First, he argued the intra-party divisions get exaggerated. “Bernie Sanders believes, just like Nancy Pelosi believes, just like Chuck Schumer believes, just like Hakeem Jeffries believes, just like AOC believes, in equality and non-discrimination,” Obama said. Compared to parliamentary systems with multiple competing parties, he suggested, Democratic disagreements are relatively narrow.
But the more revealing comments came on the question of candidates. Obama called for a “robust” 2028 primary, noting that his own grueling 2008 battle against Hillary Clinton ultimately made him a stronger nominee. He pointedly argued that Democrats perform best with candidates who are “plugged into the moment, to the zeitgeist, to the times.”
“I’m 64 now. I’m pretty healthy, feel great,” Obama said. “But the truth is, half of the references that my daughters make about social media, TikTok, etc., I don’t know who they’re talking about. There is an element of, at some point you age out, you’re not connected directly to the immediate struggles that folks are going through.”
He did not mention Joe Biden by name, but the subtext was impossible to miss. Biden, who was dogged by age concerns before suspending his 2024 campaign, represents precisely the cautionary tale Obama appeared to be outlining. The message to the Democratic bench: step up, and don’t be afraid to fight it out.
On Bad Bunny: The Halftime Show as Political Blueprint
In one of the interview’s more unexpected moments, Obama held up Bad Bunny’s recent Super Bowl halftime performance as a model for how the left should communicate. The contrast with the anger-driven politics of the right was deliberate.
“The other side does the mean, angry, demagoguery, the us-versus-them divisive politics.

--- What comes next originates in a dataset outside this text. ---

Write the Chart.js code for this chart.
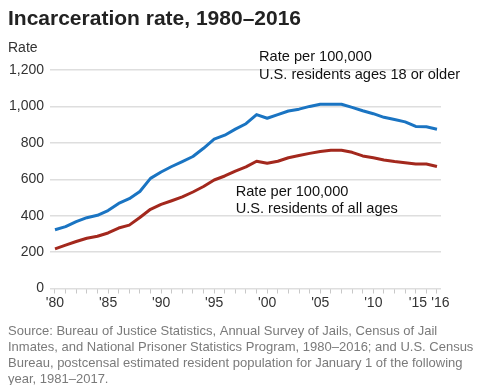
<!DOCTYPE html>
<html>
<head>
<meta charset="utf-8">
<script src="https://cdn.jsdelivr.net/npm/chart.js@4/dist/chart.umd.min.js"></script>
<style>
  html, body { margin:0; padding:0; background:#fff; }
</style>
</head>
<body>
<canvas id="chart" width="486" height="385"></canvas>
<script>
// ==========================
// DATA
// ==========================
const years = [1980,1981,1982,1983,1984,1985,1986,1987,1988,1989,
               1990,1991,1992,1993,1994,1995,1996,1997,1998,1999,
               2000,2001,2002,2003,2004,2005,2006,2007,2008,2009,
               2010,2011,2012,2013,2014,2015,2016];

// rate per 100,000 U.S. residents ages 18 or older
const adultRate = [323,340,367,389,402,428,467,493,533,605,
                   640,670,697,725,770,820,842,875,905,955,
                   935,955,975,985,1000,1012,1012,1012,995,976,
                   960,940,928,915,890,888,875];

// rate per 100,000 U.S. residents of all ages
const allAgesRate = [218,238,258,276,287,305,332,348,390,435,
                     462,482,503,530,560,596,618,645,668,699,
                     688,699,718,730,742,752,759,759,748,728,
                     718,706,697,690,684,684,670];

const yTicks = [0,200,400,600,800,1000,1200];
const labeledYears = [1980,1985,1990,1995,2000,2005,2010,2015,2016];

const title = "Incarceration rate, 1980–2016";
const yTitle = "Rate";
const notes = [
  {year:1999.23, rate:1247, lines:["Rate per 100,000","U.S. residents ages 18 or older"]},
  {year:1997.03, rate:509,  lines:["Rate per 100,000","U.S. residents of all ages"]}
];
const sourceLines = [
  "Source: Bureau of Justice Statistics, Annual Survey of Jails, Census of Jail",
  "Inmates, and National Prisoner Statistics Program, 1980–2016; and U.S. Census",
  "Bureau, postcensal estimated resident population for January 1 of the following",
  "year, 1981–2017."
];

// ==========================
// STYLE
// ==========================
const FONT = '"Liberation Sans", Arial, Helvetica, sans-serif';
const BLUE = "#1a74c2";
const RED = "#a3281d";

// ==========================
// TEXT PLUGIN (title, notes, source)
// ==========================
const textPlugin = {
  id: "texts",
  afterDraw(chart){
    const ctx = chart.ctx;
    const xs = chart.scales.x, ys = chart.scales.y;
    ctx.save();
    ctx.textAlign = "left";
    ctx.textBaseline = "alphabetic";

    ctx.fillStyle = "#222";
    ctx.font = "bold 21px " + FONT;
    ctx.fillText(title, 8, 25);

    ctx.fillStyle = "#333";
    ctx.font = "14px " + FONT;
    ctx.fillText(yTitle, 8, 52);

    ctx.fillStyle = "#111";
    ctx.font = "14.6px " + FONT;
    notes.forEach(n=>{
      const x = xs.getPixelForValue(n.year);
      const y = ys.getPixelForValue(n.rate);
      n.lines.forEach((t,i)=>ctx.fillText(t, x, y + i*17.5));
    });

    ctx.fillStyle = "#7a7a7a";
    ctx.font = "13px " + FONT;
    sourceLines.forEach((t,i)=>ctx.fillText(t, 8, 335 + i*16));
    ctx.restore();
  }
};

// ==========================
// CHART
// ==========================
function shortYear(v){
  const s = "'" + String(v).slice(2);
  if(v === 2015) return s + "\u2003\u2009";
  if(v === 2016) return "\u2002" + s;
  return s;
}

new Chart(document.getElementById("chart"), {
  type: "line",
  data: {
    datasets: [
      {label:"Ages 18 or older", data: years.map((y,i)=>({x:y, y:adultRate[i]})),
       borderColor: BLUE, borderWidth: 3, pointRadius: 0, borderJoinStyle: "round"},
      {label:"All ages", data: years.map((y,i)=>({x:y, y:allAgesRate[i]})),
       borderColor: RED, borderWidth: 3, pointRadius: 0, borderJoinStyle: "round"}
    ]
  },
  options: {
    responsive: false,
    animation: false,
    events: [],
    layout: { padding: {left: 8, right: 45, top: 70, bottom: 72.5} },
    plugins: { legend: {display:false}, tooltip: {enabled:false}, title: {display:false} },
    scales: {
      x: {
        type: "linear",
        min: 1979.53, max: 2016.38,
        afterBuildTicks: s => { s.ticks = years.map(v=>({value:v})); },
        afterFit: s => { s.height = 24; },
        border: {display:false},
        grid: {drawOnChartArea:false, drawTicks:true, tickLength:5, color:"#c8c8c8", lineWidth:1},
        ticks: {
          autoSkip:false, maxRotation:0, padding:1, color:"#333",
          font:{family:FONT, size:14},
          callback: v => labeledYears.includes(v) ? shortYear(v) : ""
        }
      },
      y: {
        min: 0, max: 1200,
        afterBuildTicks: s => { s.ticks = yTicks.map(v=>({value:v})); },
        afterFit: s => { s.width = 42; },
        border: {display:false},
        grid: {color:"#dedede", lineWidth:1.5, drawTicks:false},
        ticks: {
          padding: 6, color:"#333",
          font:{family:FONT, size:14},
          callback: v => v.toLocaleString("en-US")
        }
      }
    }
  },
  plugins: [textPlugin]
});
</script>
</body>
</html>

That’s their home court,” Obama said. “Our court is coming together.”
He praised the halftime show for being effective precisely because it was not preachy. “It wasn’t political. It resonated. It was smart. Because it wasn’t preaching; it was showing,” Obama said. He described the performance, with its intergenerational imagery of grandmothers dancing with children and community scenes from Puerto Rico, as an embodiment of Martin Luther King Jr.’s vision of “the beloved community.”
“There was a sense of, all right, there’s room for everybody here. That, I think, is where we win,” he added.
And Yes, on Aliens: ‘They’re Real’
Because no Obama interview would be complete without at least one viral soundbite, the former president also addressed the question of extraterrestrial life. Asked directly by Cohen whether aliens are real, Obama did not hesitate.
“They’re real, but I haven’t seen them,” he said, adding that they are not being held at Area 51. “There’s no underground facility, unless there’s this enormous conspiracy and they hid it from the president of the United States.”
When Cohen asked what Obama’s first question was upon becoming president, he laughed: “Where are the aliens?”
The comments land at a moment when congressional interest in unidentified anomalous phenomena (UAPs) has intensified, with multiple hearings and government whistleblowers alleging the retrieval of non-human biological matter from unidentified craft.
The Bigger Picture
This interview represents a clear shift for Obama, who deliberately minimized his public profile throughout Biden’s presidency to let the next generation of Democrats find their footing. That restraint appears to be over. Between his January column calling Alex Pretti’s death a “wake-up call” and now this podcast appearance, Obama is stepping back into the public arena with a specific message: the American people, not politicians, will ultimately determine the country’s direction.
Whether that optimism is well-placed remains to be seen. But the 44th president is betting that the protests in Minneapolis, the backlash to the ape video, and the cultural resonance of a Bad Bunny halftime show tell a more accurate story about where this country is headed than anything happening on Truth Social.
“As long as we have folks doing that,” Obama said of ordinary Americans standing up, “I feel like we’re going to get through this.”